Я смотрел ему вслед, затем вышел на берег и вытерся рубашкой. Ощущение тепла не покидало меня, даже когда я поднимался на платформе сквозь холодный воздух за стеклянными тенями. Я решил сесть на поручень платформы, положил трость на ноги и оперся локтем на веревку позади себя. Когда я вернулся в церковь, Рафаэль уже растопил печь. Я взял миску воды, чтобы смыть соль с кожи, и заметил свое отражение в окне. На лице был лишь один синяк. Я обрадовался. Можно будет сказать Клему, что меня задела ветка дерева, если он спросит. Признаваться в том, что кто-то напал на меня, и я даже не увидел его лица, мне не хотелось.
Рафаэль поднялся по лестнице, ведущей в колокольню на его чердак, и начал развешивать белье на перекладинах. Веревка для белья тоже была – между лестницей и гвоздем в стене, на котором обычно висело распятие. Теперь оно лежало в банке с кофе. Я встал на стул, чтобы помочь.
– Сядьте, – велел Рафаэль.
– Я в порядке.
– Нет, это недопустимо. Здесь работают только самые сильные. Вы не должны даже делать мне кофе.
– Мне… все равно, допустимо ли это. – Я выпрямился, заметив его хмурый вид. – Послушайте, больше всего я боюсь не потери ноги и не смерти от пули разъяренных индейцев. Я боюсь, что однажды скажу: «Да, я должен сидеть, а он пусть делает все за меня».
Рафаэль протянул мне прищепки.
– За край одежды.
– Я знаю. Я делаю это дома.
– Разве вы не богаты?
– Нет. В доме, кроме меня, живет мой брат и кухарка, которая называет нас Ходячим Каином и Почти Авелем и думает, что я об этом не знаю. Брат перенес полиомиелит, – пояснил я.
Рафаэль кивнул и с улыбкой добавил:
– Вы ведь Авель, да?
– Умолкните.
Он пристегнул рукав моей рубашки прищепкой к веревке, и я рассмеялся – отчасти потому, что Рафаэль вовсе не выглядел как человек, умевший шутить. Было облегчением узнать, что я ошибался.
– Все это стоит того? Черенки цинхоны? – спросил Рафаэль через несколько минут. Должно быть, синяк на моем лице потемнел к тому времени. – Вы могли бы просто уехать.
– Не могу. Если я не выполню задание, мне придется гнить в пасторате в Труро. Здесь мне тоже грозит опасность?
– Я не знаю. С вами не должно было ничего произойти, даже если бы вы сидели на границе. Думаю, Маркхэм напугал всех.
– Что ж, мы услышим, если кто-то проникнет в церковь.
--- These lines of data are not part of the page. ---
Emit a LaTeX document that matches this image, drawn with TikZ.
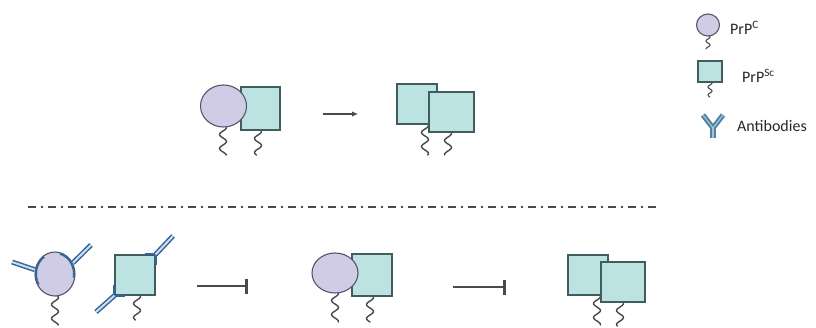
\documentclass[tikz,border=0pt]{standalone}
\usepackage{fontspec}
\setmainfont{Carlito}
\usetikzlibrary{shapes.geometric,arrows.meta}

\definecolor{circfill}{HTML}{D0CCE6}
\definecolor{circline}{HTML}{55556A}
\definecolor{sqfill}{HTML}{BCE2E2}
\definecolor{sqline}{HTML}{3F5C5E}
\definecolor{tailcol}{HTML}{4A4A4A}
\definecolor{abblue}{HTML}{35669A}
\definecolor{ablight}{HTML}{C9DFF0}
\definecolor{legblue}{HTML}{52819F}
\definecolor{txt}{HTML}{262626}

\begin{document}
\begin{tikzpicture}[x=1pt,y=-1pt,
  prpc/.style={ellipse, draw=circline, fill=circfill, line width=1.1pt, inner sep=0pt},
  prpsc/.style={rectangle, draw=sqline, fill=sqfill, line width=1.2pt, inner sep=0pt},
  tailline/.style={draw=tailcol, line width=1.4pt, line cap=round},
  pics/tail/.style={code={\draw[tailline] plot[domain=0:#1, samples=40, smooth] ({3.5*sin(\x*360/14)}, \x);}},
  pics/stail/.style={code={\draw[tailline, line width=1.1pt] plot[domain=0:#1, samples=30, smooth] ({2*sin(\x*360/8)}, \x);}},
  ab/.style={draw=abblue, line width=1.5pt, double=ablight, double distance=2pt},
  abarm/.style={draw=abblue, line width=2pt},
  convert/.style={draw=tailcol, line width=1.1pt, -{Latex[length=6pt,width=5.5pt]}},
  inhib/.style={draw=tailcol, line width=1.4pt, -{Bar[width=15pt,line width=3.2pt]}},
  divider/.style={draw=tailcol, line width=2pt, dash pattern=on 8pt off 5pt on 2pt off 5pt},
  legtext/.style={anchor=west, text=txt, font=\fontsize{16}{18}\selectfont, inner sep=0pt}
]
\useasboundingbox (0,0) rectangle (816,327);

% ---------- upper row: PrP^C + PrP^Sc -> two PrP^Sc ----------
\pic at (223,124) {tail=31};
\pic at (258,128) {tail=27};
\node[prpsc, minimum width=39pt, minimum height=43pt] (s1) at (260.5,108.5) {};
\node[prpc, minimum width=46pt, minimum height=42pt] (c1) at (223.5,106) {};

\coordinate (a1s) at (323,114);
\coordinate (a1e) at (358,114);
\draw[convert] (a1s) -- (a1e);

\pic at (425,122) {tail=33};
\pic at (448,130) {tail=25};
\node[prpsc, minimum width=40pt, minimum height=40pt] (s2a) at (417,104) {};
\node[prpsc, minimum width=45pt, minimum height=40pt] (s2b) at (451.5,112) {};

% ---------- divider ----------
\coordinate (d1) at (28,207);
\coordinate (d2) at (656,207);
\draw[divider] (d1) -- (d2);

% ---------- lower row: antibody-bound monomers ----------
\pic at (55,294) {tail=31};
\pic at (137,293) {tail=27};
\node[prpc, minimum width=40pt, minimum height=44pt] (c3) at (55,274) {};
\node[prpsc, minimum width=40pt, minimum height=40pt] (s3) at (135,275) {};

% antibodies on the PrP^C
\draw[abarm] ([shift={(55,274)}]150:19 and 21) arc[start angle=150, end angle=235, x radius=19, y radius=21];
\draw[abarm] ([shift={(55,274)}]285:19 and 21) arc[start angle=285, end angle=370, x radius=19, y radius=21];
\coordinate (ab1) at (12,262);
\coordinate (ab2) at (91,245);
\draw[ab] (ab1) -- (c3.168);
\draw[ab] (ab2) -- (c3.32);

% antibodies on the PrP^Sc
\draw[abarm] ([xshift=-11pt]s3.north east) -- (s3.north east) -- ([yshift=-11pt]s3.north east);
\draw[abarm] ([yshift=11pt]s3.south west) -- (s3.south west) -- ([xshift=11pt]s3.south west);
\coordinate (ab3) at (173,236);
\coordinate (ab4) at (96,312);
\draw[ab] (ab3) -- (s3.north east);
\draw[ab] (ab4) -- (s3.south west);

\coordinate (i1s) at (197,286);
\coordinate (i1e) at (248,286);
\draw[inhib] (i1s) -- (i1e);

\pic at (335,290) {tail=32};
\pic at (370,294) {tail=28};
\node[prpsc, minimum width=40pt, minimum height=42pt] (s4) at (372,275) {};
\node[prpc, minimum width=46pt, minimum height=40pt] (c4) at (335,273) {};

\coordinate (i2s) at (453,287);
\coordinate (i2e) at (506,287);
\draw[inhib] (i2s) -- (i2e);

\pic at (597,293) {tail=32};
\pic at (620,300) {tail=26};
\node[prpsc, minimum width=40pt, minimum height=40pt] (s5a) at (588,275) {};
\node[prpsc, minimum width=44pt, minimum height=40pt] (s5b) at (623,282) {};

% ---------- legend ----------
\pic at (708,35) {stail=14};
\node[prpc, minimum width=23pt, minimum height=22pt] (lc) at (708,25) {};
\node[legtext] (lct) at (730,28) {PrP\textsuperscript{C}};

\pic at (710,81) {stail=16};
\node[prpsc, minimum width=24pt, minimum height=21pt] (ls) at (710,71.5) {};
\node[legtext] (lst) at (742,76) {PrP\textsuperscript{Sc}};

\coordinate (yl) at (703,115);
\coordinate (yr) at (723,115);
\coordinate (yj) at (713,128);
\coordinate (yb) at (713,138);
\draw[draw=legblue, line width=2pt, double=ablight!70!legblue, double distance=1.2pt, line join=round] (yl) -- (yj) -- (yr);
\draw[draw=legblue, line width=2pt, double=ablight!70!legblue, double distance=1.2pt] (yj) -- (yb);
\node[legtext] (lat) at (737,126) {Antibodies};
\end{tikzpicture}
\end{document}
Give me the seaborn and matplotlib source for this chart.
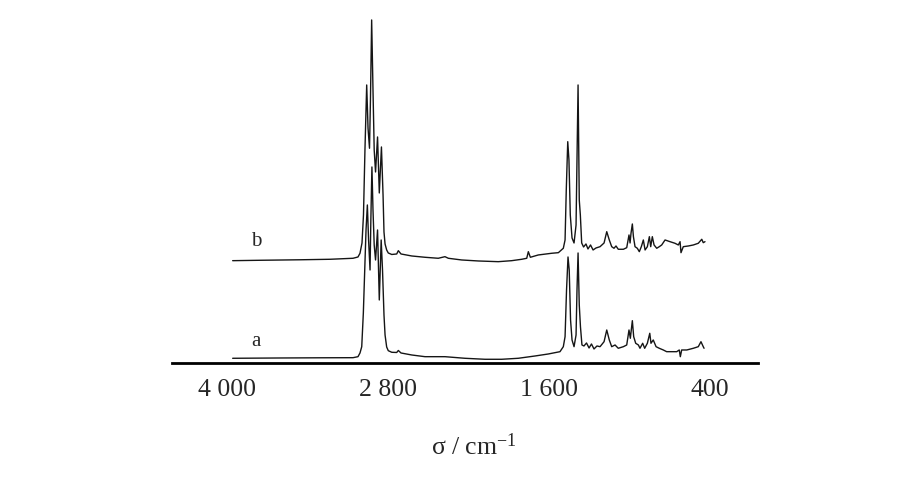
import seaborn as sns
import numpy as np
import pandas as pd
import matplotlib.pyplot as plt

# wavenumbers (cm-1) and intensities
wn_b = [3960, 3756, 3458, 3234, 3062, 3025, 3010, 2995, 2984, 2973, 2960, 2950, 2939, 2932,
        2923, 2913, 2904, 2894, 2879, 2866, 2850, 2838, 2831, 2823, 2811, 2799, 2773, 2736,
        2724, 2704, 2624, 2525, 2426, 2376, 2351, 2251, 2127, 1978, 1878, 1803, 1766, 1754,
        1739, 1680, 1580, 1530, 1493, 1480, 1471, 1460, 1451, 1441, 1428, 1413, 1398, 1383,
        1374, 1366, 1356, 1342, 1324, 1309, 1290, 1271, 1249, 1219, 1189, 1169, 1150, 1132,
        1115, 1100, 1083, 1045, 1020, 1003, 995, 988, 978, 970, 958, 941, 926, 911, 896, 883,
        866, 851, 841, 829, 816, 796, 777, 759, 734, 697, 660, 635, 622, 615, 598, 560, 523,
        486, 460, 449, 436]
int_b = [102.6, 103, 103.5, 104, 105, 106.3, 110, 120.3, 148.3, 213.3, 278.3, 235, 215, 263.3,
         343.3, 273.3, 213.3, 191.3, 226.3, 170.3, 216.3, 168.3, 131.3, 119.3, 113.3, 110.3, 108.8, 109.3,
         112.6, 109.3, 107.3, 106, 105, 106.6, 105, 103.3, 102.3, 101.6, 102.6, 104, 105, 111.6,
         106, 108.3, 110, 110.6, 115, 123.3, 173.3, 221.6, 203.3, 148.3, 125.3, 120.3, 138.3, 278.3,
         163.3, 148.3, 120.3, 116.3, 119.3, 114.3, 118.3, 113.3, 115.3, 116.6, 120.3, 131.6, 123.3, 116.6,
         115, 117.3, 114, 114, 115.6, 128.3, 120.3, 130, 139.3, 126.6, 116.6, 115, 111.6, 116.6, 123.3, 113.3,
         116.6, 126.6, 116.6, 126.6, 118.3, 115, 116.6, 118.3, 123.3, 121.6, 120, 118.3, 121.6, 110.6, 116.6,
         117.3, 118.3, 120, 124, 120.6, 121.6]

wn_a = [3960, 3607, 3308, 3062, 3025, 3010, 2997, 2985, 2973, 2965, 2955, 2946, 2935, 2929,
        2921, 2913, 2904, 2894, 2879, 2866, 2852, 2842, 2831, 2823, 2811, 2799, 2773, 2736,
        2724, 2704, 2624, 2525, 2376, 2227, 2077, 1953, 1829, 1704, 1605, 1518, 1493, 1480,
        1469, 1458, 1449, 1439, 1428, 1413, 1398, 1391, 1383, 1374, 1365, 1354, 1339, 1320,
        1301, 1283, 1264, 1242, 1219, 1189, 1169, 1150, 1132, 1107, 1083, 1045, 1020, 1003,
        993, 978, 968, 953, 933, 921, 901, 886, 866, 848, 839, 822, 801, 777, 747, 722, 684,
        647, 628, 620, 610, 572, 523, 486, 466, 449, 443]
int_a = [5, 5.3, 5.5, 5.6, 6.6, 10.3, 16.6, 50.3, 100.3, 133.3, 158.3, 123.3, 93.3, 143.3,
         196.3, 153.3, 118.3, 103.3, 133.3, 63.3, 123.3, 93.3, 48.3, 28.3, 16.3, 12.6, 11, 10.8,
         12.8, 10.3, 8.3, 6.6, 6.6, 5, 4, 4, 5, 7.3, 9.3, 11.6, 16.6, 26.6,
         73.3, 106.3, 93.3, 43.3, 23.3, 16.6, 28.3, 73.3, 110.3, 58.3, 36.3, 18.3, 17.3, 20.3,
         15.3, 19.3, 14.3, 17.3, 16.6, 21.6, 33.3, 23.3, 16.6, 18.3, 15, 16.6, 18.3, 33.3,
         25, 42.6, 26.6, 20, 18.3, 15, 20, 15, 20, 30, 20, 23.3, 16.6, 15, 13.3, 11.6, 11.6,
         11.6, 13.3, 6.6, 13.3, 13.3, 15, 16.6, 21.6, 16.6, 15]

tick_pos = [4000, 2800, 1600, 400]
tick_txt = ["4 000", "2 800", "1 600", "400"]

sns.set_style("white")
plt.rcParams['font.family'] = ['Liberation Serif', 'DejaVu Serif']
plt.rcParams['mathtext.fontset'] = 'custom'
plt.rcParams['mathtext.rm'] = 'Liberation Serif'
plt.rcParams['mathtext.it'] = 'Liberation Serif:italic'

fig = plt.figure(figsize=(9.23, 5.04), dpi=100)
ax = fig.add_axes([0.1860, 0.2792, 0.6356, 0.6812])

df_a = pd.DataFrame({"wn": wn_a, "I": int_a})
df_b = pd.DataFrame({"wn": wn_b, "I": int_b})
sns.lineplot(data=df_a, x="wn", y="I", ax=ax, color="#151515", lw=1.0, estimator=None)
sns.lineplot(data=df_b, x="wn", y="I", ax=ax, color="#151515", lw=1.0, estimator=None)
for l in ax.lines:
    l.set_clip_on(False)

ax.text(3784, 21.6, "a", fontsize=15, ha="center", va="center")
ax.text(3784, 121.6, "b", fontsize=15, ha="center", va="center")

ax.set_xlim(4415, 38)
ax.set_ylim(0, 343.3)
ax.set_xticks(tick_pos)
ax.set_xticklabels(tick_txt, fontsize=18.5)
ax.tick_params(axis="x", direction="in", length=7.2, width=1.1, pad=11, color="black")
ax.set_yticks([])
ax.set_xlabel("")
ax.set_ylabel("")
for s in ["left", "top", "right"]:
    ax.spines[s].set_visible(False)
ax.spines["bottom"].set_linewidth(2)
ax.spines["bottom"].set_color("black")

fig.text(474 / 923, (504 - 455) / 504, "σ / cm$^{-1}$", fontsize=18.5,
         ha="center", va="baseline")

plt.savefig("out.png", dpi=100)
Рафаэль промолчал, но это было странное гулкое молчание, словно он хотел что-то сказать. Что бы ни приходило ему на ум, он отмахивался от своих мыслей. Внезапно я подумал, какое невероятное везение, что он нашел меня за двадцать минут, по прошествии которых я бы погиб от холода. У него не было никаких причин искать меня, если только он не подозревал, что что-то произойдет. Это объясняло его вежливость. Вина – хороший двигатель для доброты. Но я не был достаточно уверен, чтобы обвинять его в чем-то, или, возможно, мне просто хотелось верить в настоящую доброту.
16
День близился к концу, когда я заметил, что Рафаэль снова смотрит на меня. Я слонялся по кухне, стараясь не сидеть на месте и одновременно не отходить от печи, и обдумывал, как поступить: съесть ананас или выбраться в деревню и попробовать купить рыбу.
– Пойдемте, – неожиданно сказал он. – Сходим к резальщице.
– К кому?
– Вы сведете меня с ума. Возьмите сюртук. И морковь.